ENTRIES:
** START **
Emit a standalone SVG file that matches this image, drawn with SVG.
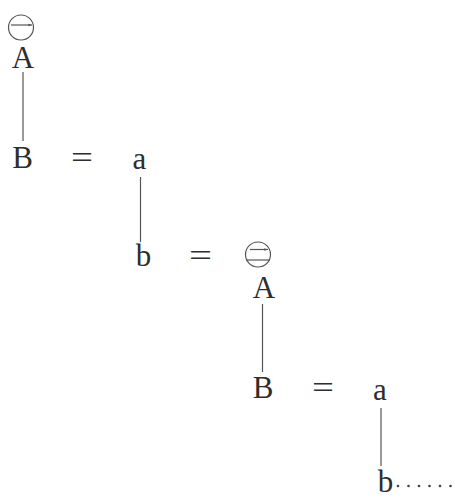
<svg xmlns="http://www.w3.org/2000/svg" width="455" height="499" viewBox="0 0 455 499">
<defs>
<style>
.t{font-family:"Liberation Serif","Times New Roman",serif;font-size:31px;fill:#2e2e2e;text-anchor:middle}
.ln{stroke:#555;stroke-width:1.2;fill:none}
.c{stroke:#555;stroke-width:1.2;fill:none}
.dot{fill:#444}
</style>
<marker id="ah" viewBox="0 0 6 6" refX="5.5" refY="3" markerWidth="4" markerHeight="4" orient="auto" markerUnits="userSpaceOnUse">
<path d="M0,1 L6,3 L0,5 Z" fill="#555"/>
</marker>
</defs>
<rect width="455" height="499" fill="#fff"/>
<g id="connectors">
<line class="ln" x1="23" y1="72" x2="23" y2="141"/>
<line class="ln" x1="140.5" y1="177" x2="140.5" y2="242"/>
<line class="ln" x1="262.5" y1="304" x2="262.5" y2="372"/>
<line class="ln" x1="381" y1="408" x2="381" y2="466"/>
</g>
<g id="circle1">
<circle class="c" cx="21" cy="27.5" r="12.5"/>
<line class="c" x1="11" y1="25" x2="32" y2="25" marker-end="url(#ah)"/>
</g>
<g id="A1"><text class="t" x="23" y="68">A</text></g>
<g id="B1"><text class="t" x="22.5" y="168">B</text></g>
<g id="eq1"><text class="t" x="71" y="168" style="text-anchor:start" textLength="22" lengthAdjust="spacingAndGlyphs">=</text></g>
<g id="a1"><text class="t" x="139.5" y="169">a</text></g>
<g id="b1"><text class="t" x="143.5" y="266">b</text></g>
<g id="eq2"><text class="t" x="189" y="266" style="text-anchor:start" textLength="23" lengthAdjust="spacingAndGlyphs">=</text></g>
<g id="circle2">
<circle class="c" cx="258" cy="254.5" r="12.5"/>
<line class="c" x1="250" y1="249.5" x2="268" y2="249.5" marker-end="url(#ah)"/>
<line class="c" x1="246" y1="260" x2="270" y2="260"/>
</g>
<g id="A2"><text class="t" x="264" y="298">A</text></g>
<g id="B2"><text class="t" x="263" y="398">B</text></g>
<g id="eq3"><text class="t" x="312" y="398" style="text-anchor:start" textLength="22" lengthAdjust="spacingAndGlyphs">=</text></g>
<g id="a2"><text class="t" x="380" y="400">a</text></g>
<g id="b2"><text class="t" x="385.5" y="492">b</text></g>
<g id="dots">
<circle class="dot" cx="398" cy="486" r="1.3"/>
<circle class="dot" cx="408.5" cy="486" r="1.3"/>
<circle class="dot" cx="419" cy="486" r="1.3"/>
<circle class="dot" cx="429.5" cy="486" r="1.3"/>
<circle class="dot" cx="440" cy="486" r="1.3"/>
<circle class="dot" cx="450.5" cy="486" r="1.3"/>
</g>
</svg>
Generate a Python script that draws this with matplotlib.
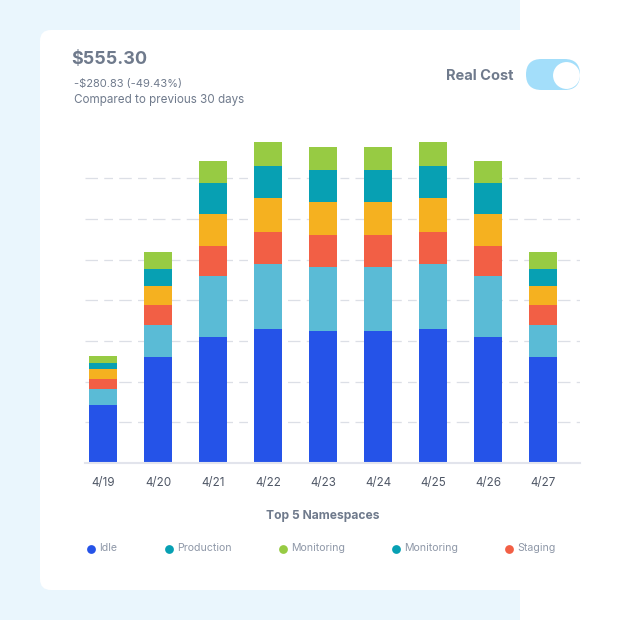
import matplotlib
matplotlib.use('Agg')
import matplotlib.pyplot as plt
from matplotlib.patches import FancyBboxPatch, Rectangle
import numpy as np

plt.rcParams['font.family'] = ['Inter', 'DejaVu Sans']

days = ['4/19', '4/20', '4/21', '4/22', '4/23', '4/24', '4/25', '4/26', '4/27']

# stack heights, bottom to top
idle = [58, 106, 126, 134, 132, 132, 134, 126, 106]
prod_light = [16, 32, 61, 65, 64, 64, 65, 61, 32]
staging = [10, 20, 30, 32, 32, 32, 32, 30, 20]
orange = [10, 19, 32, 34, 33, 33, 34, 32, 19]
monitoring = [6, 17, 31, 32, 32, 32, 32, 31, 17]
green = [7, 17, 22, 24, 23, 23, 24, 22, 17]

series = [idle, prod_light, staging, orange, monitoring, green]
colors = ['#2553E8', '#5ABBD6', '#F25F45', '#F5B120', '#07A0B3', '#97CB43']

grid_values = [40.7, 81.4, 122.1, 162.8, 203.5, 244.2, 284.9]

legend_names = ['Idle', 'Production', 'Monitoring', 'Monitoring', 'Staging']
legend_colors = ['#2553E8', '#07A0B3', '#97CB43', '#07A0B3', '#F25F45']
legend_x = [91, 169, 283, 396, 509]

text_dark = '#6F7A8C'
text_light = '#8F98A8'

fig = plt.figure(figsize=(6.2, 6.2), dpi=100)

# background panel and card, in pixel coordinates
bg = fig.add_axes([0, 0, 1, 1])
bg.set_xlim(0, 620)
bg.set_ylim(620, 0)
bg.axis('off')
bg.add_patch(Rectangle((0, 0), 520, 620, color='#EAF6FD', lw=0))
bg.add_patch(FancyBboxPatch((40, 30), 560, 560, boxstyle='round,pad=0,rounding_size=11',
                            fc='white', ec='none'))

bg.text(71, 59, '$555.30', fontsize=13, fontweight='bold', color=text_dark, va='center')
bg.text(74, 83.5, '-$280.83 (-49.43%)', fontsize=8, color=text_dark, va='center')
bg.text(74, 100.5, 'Compared to previous 30 days', fontsize=8.4, color=text_dark, va='center')
bg.text(514, 75.5, 'Real Cost', fontsize=10.5, fontweight='bold', color=text_dark, va='center', ha='right')

# toggle
bg.add_patch(FancyBboxPatch((526, 59), 54, 31, boxstyle='round,pad=0,rounding_size=15.5',
                            fc='#A3DEFA', ec='none'))
bg.scatter([565.5], [74.5], s=375, c='white', zorder=3, linewidths=0)

bg.text(323, 515.5, 'Top 5 Namespaces', fontsize=8.7, fontweight='bold', color=text_dark,
        va='center', ha='center')

for name, col, lx in zip(legend_names, legend_colors, legend_x):
    bg.scatter([lx], [548.5], s=40, c=col, linewidths=0)
    bg.text(lx + 8, 548, name, fontsize=7.6, color=text_light, va='center')

# chart, one x unit = 55 px
ax = fig.add_axes([85 / 620, 1 - 463 / 620, 495 / 620, 333 / 620])
ax.patch.set_alpha(0)
x = np.arange(len(days))
bottom = np.zeros(len(days))
for vals, col in zip(series, colors):
    ax.bar(x, vals, width=28 / 55, bottom=bottom, color=col, linewidth=0)
    bottom += np.array(vals)

ax.set_xlim(-18 / 55, 8 + 37 / 55)
ax.set_ylim(0, 333)
ax.set_xticks(x)
ax.set_xticklabels(days, fontsize=8.4, color='#4F5766')
ax.tick_params(axis='x', length=0, pad=10)
ax.set_yticks(grid_values)
ax.tick_params(axis='y', length=0, labelleft=False)
ax.set_axisbelow(True)
ax.grid(axis='y', color='#DCDFE6', lw=0.9, linestyle=(0, (10, 5, 7, 5)))
for s in ['top', 'right', 'left']:
    ax.spines[s].set_visible(False)
ax.spines['bottom'].set_color('#E2E4EC')
ax.spines['bottom'].set_linewidth(1.5)

fig.savefig('out.png', dpi=100)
** END **
Give every line back word for word and leave the pictures out.

THE RESPONSE:
Emit a standalone SVG file that matches this image, drawn with SVG.
<svg xmlns="http://www.w3.org/2000/svg" width="455" height="499" viewBox="0 0 455 499">
<defs>
<style>
.t{font-family:"Liberation Serif","Times New Roman",serif;font-size:31px;fill:#2e2e2e;text-anchor:middle}
.ln{stroke:#555;stroke-width:1.2;fill:none}
.c{stroke:#555;stroke-width:1.2;fill:none}
.dot{fill:#444}
</style>
<marker id="ah" viewBox="0 0 6 6" refX="5.5" refY="3" markerWidth="4" markerHeight="4" orient="auto" markerUnits="userSpaceOnUse">
<path d="M0,1 L6,3 L0,5 Z" fill="#555"/>
</marker>
</defs>
<rect width="455" height="499" fill="#fff"/>
<g id="connectors">
<line class="ln" x1="23" y1="72" x2="23" y2="141"/>
<line class="ln" x1="140.5" y1="177" x2="140.5" y2="242"/>
<line class="ln" x1="262.5" y1="304" x2="262.5" y2="372"/>
<line class="ln" x1="381" y1="408" x2="381" y2="466"/>
</g>
<g id="circle1">
<circle class="c" cx="21" cy="27.5" r="12.5"/>
<line class="c" x1="11" y1="25" x2="32" y2="25" marker-end="url(#ah)"/>
</g>
<g id="A1"><text class="t" x="23" y="68">A</text></g>
<g id="B1"><text class="t" x="22.5" y="168">B</text></g>
<g id="eq1"><text class="t" x="71" y="168" style="text-anchor:start" textLength="22" lengthAdjust="spacingAndGlyphs">=</text></g>
<g id="a1"><text class="t" x="139.5" y="169">a</text></g>
<g id="b1"><text class="t" x="143.5" y="266">b</text></g>
<g id="eq2"><text class="t" x="189" y="266" style="text-anchor:start" textLength="23" lengthAdjust="spacingAndGlyphs">=</text></g>
<g id="circle2">
<circle class="c" cx="258" cy="254.5" r="12.5"/>
<line class="c" x1="250" y1="249.5" x2="268" y2="249.5" marker-end="url(#ah)"/>
<line class="c" x1="246" y1="260" x2="270" y2="260"/>
</g>
<g id="A2"><text class="t" x="264" y="298">A</text></g>
<g id="B2"><text class="t" x="263" y="398">B</text></g>
<g id="eq3"><text class="t" x="312" y="398" style="text-anchor:start" textLength="22" lengthAdjust="spacingAndGlyphs">=</text></g>
<g id="a2"><text class="t" x="380" y="400">a</text></g>
<g id="b2"><text class="t" x="385.5" y="492">b</text></g>
<g id="dots">
<circle class="dot" cx="398" cy="486" r="1.3"/>
<circle class="dot" cx="408.5" cy="486" r="1.3"/>
<circle class="dot" cx="419" cy="486" r="1.3"/>
<circle class="dot" cx="429.5" cy="486" r="1.3"/>
<circle class="dot" cx="440" cy="486" r="1.3"/>
<circle class="dot" cx="450.5" cy="486" r="1.3"/>
</g>
</svg>
Generate a Python script that draws this with matplotlib.
import matplotlib
matplotlib.use('Agg')
import matplotlib.pyplot as plt
from matplotlib.patches import FancyBboxPatch, Rectangle
import numpy as np

plt.rcParams['font.family'] = ['Inter', 'DejaVu Sans']

days = ['4/19', '4/20', '4/21', '4/22', '4/23', '4/24', '4/25', '4/26', '4/27']

# stack heights, bottom to top
idle = [58, 106, 126, 134, 132, 132, 134, 126, 106]
prod_light = [16, 32, 61, 65, 64, 64, 65, 61, 32]
staging = [10, 20, 30, 32, 32, 32, 32, 30, 20]
orange = [10, 19, 32, 34, 33, 33, 34, 32, 19]
monitoring = [6, 17, 31, 32, 32, 32, 32, 31, 17]
green = [7, 17, 22, 24, 23, 23, 24, 22, 17]

series = [idle, prod_light, staging, orange, monitoring, green]
colors = ['#2553E8', '#5ABBD6', '#F25F45', '#F5B120', '#07A0B3', '#97CB43']

grid_values = [40.7, 81.4, 122.1, 162.8, 203.5, 244.2, 284.9]

legend_names = ['Idle', 'Production', 'Monitoring', 'Monitoring', 'Staging']
legend_colors = ['#2553E8', '#07A0B3', '#97CB43', '#07A0B3', '#F25F45']
legend_x = [91, 169, 283, 396, 509]

text_dark = '#6F7A8C'
text_light = '#8F98A8'

fig = plt.figure(figsize=(6.2, 6.2), dpi=100)

# background panel and card, in pixel coordinates
bg = fig.add_axes([0, 0, 1, 1])
bg.set_xlim(0, 620)
bg.set_ylim(620, 0)
bg.axis('off')
bg.add_patch(Rectangle((0, 0), 520, 620, color='#EAF6FD', lw=0))
bg.add_patch(FancyBboxPatch((40, 30), 560, 560, boxstyle='round,pad=0,rounding_size=11',
                            fc='white', ec='none'))

bg.text(71, 59, '$555.30', fontsize=13, fontweight='bold', color=text_dark, va='center')
bg.text(74, 83.5, '-$280.83 (-49.43%)', fontsize=8, color=text_dark, va='center')
bg.text(74, 100.5, 'Compared to previous 30 days', fontsize=8.4, color=text_dark, va='center')
bg.text(514, 75.5, 'Real Cost', fontsize=10.5, fontweight='bold', color=text_dark, va='center', ha='right')

# toggle
bg.add_patch(FancyBboxPatch((526, 59), 54, 31, boxstyle='round,pad=0,rounding_size=15.5',
                            fc='#A3DEFA', ec='none'))
bg.scatter([565.5], [74.5], s=375, c='white', zorder=3, linewidths=0)

bg.text(323, 515.5, 'Top 5 Namespaces', fontsize=8.7, fontweight='bold', color=text_dark,
        va='center', ha='center')

for name, col, lx in zip(legend_names, legend_colors, legend_x):
    bg.scatter([lx], [548.5], s=40, c=col, linewidths=0)
    bg.text(lx + 8, 548, name, fontsize=7.6, color=text_light, va='center')

# chart, one x unit = 55 px
ax = fig.add_axes([85 / 620, 1 - 463 / 620, 495 / 620, 333 / 620])
ax.patch.set_alpha(0)
x = np.arange(len(days))
bottom = np.zeros(len(days))
for vals, col in zip(series, colors):
    ax.bar(x, vals, width=28 / 55, bottom=bottom, color=col, linewidth=0)
    bottom += np.array(vals)

ax.set_xlim(-18 / 55, 8 + 37 / 55)
ax.set_ylim(0, 333)
ax.set_xticks(x)
ax.set_xticklabels(days, fontsize=8.4, color='#4F5766')
ax.tick_params(axis='x', length=0, pad=10)
ax.set_yticks(grid_values)
ax.tick_params(axis='y', length=0, labelleft=False)
ax.set_axisbelow(True)
ax.grid(axis='y', color='#DCDFE6', lw=0.9, linestyle=(0, (10, 5, 7, 5)))
for s in ['top', 'right', 'left']:
    ax.spines[s].set_visible(False)
ax.spines['bottom'].set_color('#E2E4EC')
ax.spines['bottom'].set_linewidth(1.5)

fig.savefig('out.png', dpi=100)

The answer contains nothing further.